## PROBLEM DESCRIPTION
Reproduce the full listing below unchanged, apart from the pictures.

-- START --

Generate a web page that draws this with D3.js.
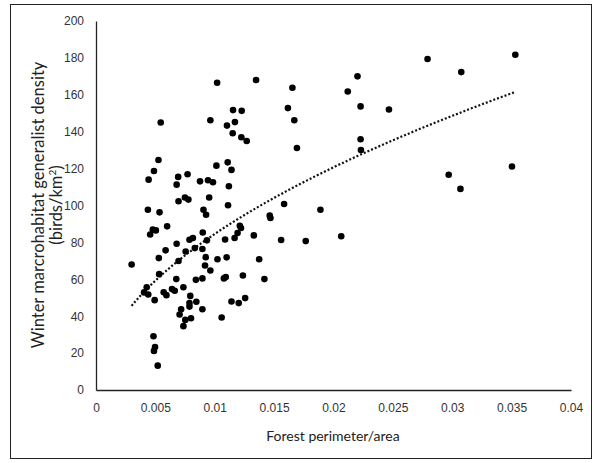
<!DOCTYPE html>
<html><head><meta charset="utf-8">
<script src="https://cdn.jsdelivr.net/npm/d3@7"></script>
<style>
body{margin:0;background:#fff;}
svg{display:block;}
</style></head><body>
<svg id="c" width="594" height="463"></svg>
<script>
const xVals = [0.0030,0.00427,0.00405,0.0044,0.00443,0.00437,0.00456,0.00478,0.00504,0.00488,0.00526,0.00545,0.00535,0.00529,0.00532,0.00494,0.00484,0.00497,0.00488,0.0052,
0.0057,0.00593,0.00599,0.00586,0.0064,0.00663,0.00676,0.00679,0.00679,0.00692,0.00695,0.00695,0.00704,0.00717,0.00736,0.00736,0.00752,0.00755,0.00749,0.00778,
0.00771,0.00787,0.00794,0.00787,0.00787,0.0080,0.00816,0.00832,0.00841,0.00845,0.00876,0.00896,0.00899,0.00896,0.00896,0.00905,0.00918,0.00927,0.00924,0.00934,
0.00943,0.00953,0.00963,0.00963,0.00985,0.01014,0.0102,0.01023,0.01058,0.01077,0.01093,0.01087,0.0110,0.01103,0.01109,0.01112,0.01119,0.01141,0.01141,0.01151,
0.01154,0.01167,0.0117,0.01192,0.01202,0.01211,0.01221,0.01224,0.01227,0.01237,0.01256,0.01269,0.01329,0.01348,0.01374,0.01418,0.01463,0.01469,0.01559,0.01584,
0.01616,0.01654,0.0167,0.01692,0.01766,0.0189,0.02065,0.0212,0.02202,0.02228,0.02228,0.02231,0.02467,0.02792,0.0297,0.03069,0.03076,0.03503,0.03531];
const yVals = [68,55.7,52.9,51.8,114,97.7,84.3,86.9,86.5,118.7,124.7,145,96.3,71.5,62.8,48.7,29.1,23.3,21.2,13.2,
53,51.4,88.7,75.7,54.7,53.8,60.1,79.3,111.3,115.5,102.3,69.9,40.9,43.8,55.7,34.6,38,75.1,104.3,103.2,
116.9,81.4,51,47.1,45.2,38.9,82.4,76.9,59.7,47.8,113.1,76.4,85.4,60.5,43.8,97.7,67.5,95,72,81.1,
113.7,104.3,146.2,64.8,112.6,121.6,166.5,70.9,39.3,60.5,61.2,81.6,71.9,143.3,123.4,100.1,110.4,119.3,48,139.2,
151.7,82.4,145.2,85.1,47.1,89,87.8,137,151.3,62.1,49.8,135,83.8,168,70.9,60.1,94.5,93.2,81.3,100.8,
152.8,163.8,146.2,131.2,80.7,97.7,83.3,161.8,170,153.7,135.9,130.1,152,179.4,116.7,109,172.3,121.1,181.7];
const xTicks = [0,0.005,0.01,0.015,0.02,0.025,0.03,0.035,0.04];
const yTicks = [0,20,40,60,80,100,120,140,160,180,200];
// power trendline y = A * x^B
const trendA = 898;
const trendB = 0.513;
const xTitle = "Forest perimeter/area";
const yTitle1 = "Winter marcrohabitat generalist density";
const yTitle2 = "(birds/km";

const svg = d3.select("#c");
svg.append("rect").attr("x",10.5).attr("y",4.5).attr("width",581).attr("height",454)
  .attr("fill","#fff").attr("stroke","#222").attr("stroke-width",1);

const x = d3.scaleLinear().domain([0,0.04]).range([96,571]);
const y = d3.scaleLinear().domain([0,200]).range([390,21]);
const tickFont = "'Liberation Sans Narrow','Arial Narrow',sans-serif";

const gx = svg.append("g").attr("transform","translate(0,390)")
  .call(d3.axisBottom(x).tickValues(xTicks).tickSize(0).tickPadding(13).tickFormat(d=>d===0?"0":String(+d.toFixed(3))));
const gy = svg.append("g").attr("transform","translate(96,0)")
  .call(d3.axisLeft(y).tickValues(yTicks).tickSize(0).tickPadding(12).tickFormat(d3.format("d")));
[gx,gy].forEach(g=>{
  g.select(".domain").attr("stroke","#222").attr("stroke-width",1.3);
  g.selectAll("text").attr("font-family",tickFont).attr("font-size",12).attr("fill","#333");
});

const xmin = d3.min(xVals), xmax = d3.max(xVals);
const tl = d3.range(0,101).map(i=>xmin+(xmax-xmin)*i/100);
svg.append("path").datum(tl)
  .attr("d", d3.line().x(d=>x(d)).y(d=>y(trendA*Math.pow(d,trendB))))
  .attr("fill","none").attr("stroke","#111").attr("stroke-width",2.2).attr("stroke-dasharray","2,2");

svg.append("g").selectAll("circle").data(xVals.map((v,i)=>[v,yVals[i]])).join("circle")
  .attr("cx",d=>x(d[0])).attr("cy",d=>y(d[1])).attr("r",3.3).attr("fill","#000");

const titleFont = "Lato,'Open Sans',sans-serif";
svg.append("text").attr("x",333).attr("y",441).attr("text-anchor","middle")
  .attr("font-family",titleFont).attr("font-size",14).attr("fill","#222").text(xTitle);
const yt = svg.append("text").attr("transform","translate(44,205) rotate(-90)").attr("text-anchor","middle")
  .attr("font-family",titleFont).attr("font-size",16.5).attr("fill","#222");
yt.append("tspan").attr("x",0).attr("dy",0).text(yTitle1);
const l2 = svg.append("text").attr("transform","translate(62,205) rotate(-90)").attr("text-anchor","middle")
  .attr("font-family",titleFont).attr("font-size",16.5).attr("fill","#222");
l2.append("tspan").text(yTitle2);
l2.append("tspan").attr("dy",-6).attr("font-size",10).text("2");
l2.append("tspan").attr("dy",6).text(")");
</script></body></html>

-- END --

## TASK RESPONSE
Generate a web page that draws this with D3.js.
<!DOCTYPE html>
<html><head><meta charset="utf-8">
<script src="https://cdn.jsdelivr.net/npm/d3@7"></script>
<style>
body{margin:0;background:#fff;}
svg{display:block;}
</style></head><body>
<svg id="c" width="594" height="463"></svg>
<script>
const xVals = [0.0030,0.00427,0.00405,0.0044,0.00443,0.00437,0.00456,0.00478,0.00504,0.00488,0.00526,0.00545,0.00535,0.00529,0.00532,0.00494,0.00484,0.00497,0.00488,0.0052,
0.0057,0.00593,0.00599,0.00586,0.0064,0.00663,0.00676,0.00679,0.00679,0.00692,0.00695,0.00695,0.00704,0.00717,0.00736,0.00736,0.00752,0.00755,0.00749,0.00778,
0.00771,0.00787,0.00794,0.00787,0.00787,0.0080,0.00816,0.00832,0.00841,0.00845,0.00876,0.00896,0.00899,0.00896,0.00896,0.00905,0.00918,0.00927,0.00924,0.00934,
0.00943,0.00953,0.00963,0.00963,0.00985,0.01014,0.0102,0.01023,0.01058,0.01077,0.01093,0.01087,0.0110,0.01103,0.01109,0.01112,0.01119,0.01141,0.01141,0.01151,
0.01154,0.01167,0.0117,0.01192,0.01202,0.01211,0.01221,0.01224,0.01227,0.01237,0.01256,0.01269,0.01329,0.01348,0.01374,0.01418,0.01463,0.01469,0.01559,0.01584,
0.01616,0.01654,0.0167,0.01692,0.01766,0.0189,0.02065,0.0212,0.02202,0.02228,0.02228,0.02231,0.02467,0.02792,0.0297,0.03069,0.03076,0.03503,0.03531];
const yVals = [68,55.7,52.9,51.8,114,97.7,84.3,86.9,86.5,118.7,124.7,145,96.3,71.5,62.8,48.7,29.1,23.3,21.2,13.2,
53,51.4,88.7,75.7,54.7,53.8,60.1,79.3,111.3,115.5,102.3,69.9,40.9,43.8,55.7,34.6,38,75.1,104.3,103.2,
116.9,81.4,51,47.1,45.2,38.9,82.4,76.9,59.7,47.8,113.1,76.4,85.4,60.5,43.8,97.7,67.5,95,72,81.1,
113.7,104.3,146.2,64.8,112.6,121.6,166.5,70.9,39.3,60.5,61.2,81.6,71.9,143.3,123.4,100.1,110.4,119.3,48,139.2,
151.7,82.4,145.2,85.1,47.1,89,87.8,137,151.3,62.1,49.8,135,83.8,168,70.9,60.1,94.5,93.2,81.3,100.8,
152.8,163.8,146.2,131.2,80.7,97.7,83.3,161.8,170,153.7,135.9,130.1,152,179.4,116.7,109,172.3,121.1,181.7];
const xTicks = [0,0.005,0.01,0.015,0.02,0.025,0.03,0.035,0.04];
const yTicks = [0,20,40,60,80,100,120,140,160,180,200];
// power trendline y = A * x^B
const trendA = 898;
const trendB = 0.513;
const xTitle = "Forest perimeter/area";
const yTitle1 = "Winter marcrohabitat generalist density";
const yTitle2 = "(birds/km";

const svg = d3.select("#c");
svg.append("rect").attr("x",10.5).attr("y",4.5).attr("width",581).attr("height",454)
  .attr("fill","#fff").attr("stroke","#222").attr("stroke-width",1);

const x = d3.scaleLinear().domain([0,0.04]).range([96,571]);
const y = d3.scaleLinear().domain([0,200]).range([390,21]);
const tickFont = "'Liberation Sans Narrow','Arial Narrow',sans-serif";

const gx = svg.append("g").attr("transform","translate(0,390)")
  .call(d3.axisBottom(x).tickValues(xTicks).tickSize(0).tickPadding(13).tickFormat(d=>d===0?"0":String(+d.toFixed(3))));
const gy = svg.append("g").attr("transform","translate(96,0)")
  .call(d3.axisLeft(y).tickValues(yTicks).tickSize(0).tickPadding(12).tickFormat(d3.format("d")));
[gx,gy].forEach(g=>{
  g.select(".domain").attr("stroke","#222").attr("stroke-width",1.3);
  g.selectAll("text").attr("font-family",tickFont).attr("font-size",12).attr("fill","#333");
});

const xmin = d3.min(xVals), xmax = d3.max(xVals);
const tl = d3.range(0,101).map(i=>xmin+(xmax-xmin)*i/100);
svg.append("path").datum(tl)
  .attr("d", d3.line().x(d=>x(d)).y(d=>y(trendA*Math.pow(d,trendB))))
  .attr("fill","none").attr("stroke","#111").attr("stroke-width",2.2).attr("stroke-dasharray","2,2");

svg.append("g").selectAll("circle").data(xVals.map((v,i)=>[v,yVals[i]])).join("circle")
  .attr("cx",d=>x(d[0])).attr("cy",d=>y(d[1])).attr("r",3.3).attr("fill","#000");

const titleFont = "Lato,'Open Sans',sans-serif";
svg.append("text").attr("x",333).attr("y",441).attr("text-anchor","middle")
  .attr("font-family",titleFont).attr("font-size",14).attr("fill","#222").text(xTitle);
const yt = svg.append("text").attr("transform","translate(44,205) rotate(-90)").attr("text-anchor","middle")
  .attr("font-family",titleFont).attr("font-size",16.5).attr("fill","#222");
yt.append("tspan").attr("x",0).attr("dy",0).text(yTitle1);
const l2 = svg.append("text").attr("transform","translate(62,205) rotate(-90)").attr("text-anchor","middle")
  .attr("font-family",titleFont).attr("font-size",16.5).attr("fill","#222");
l2.append("tspan").text(yTitle2);
l2.append("tspan").attr("dy",-6).attr("font-size",10).text("2");
l2.append("tspan").attr("dy",6).text(")");
</script></body></html>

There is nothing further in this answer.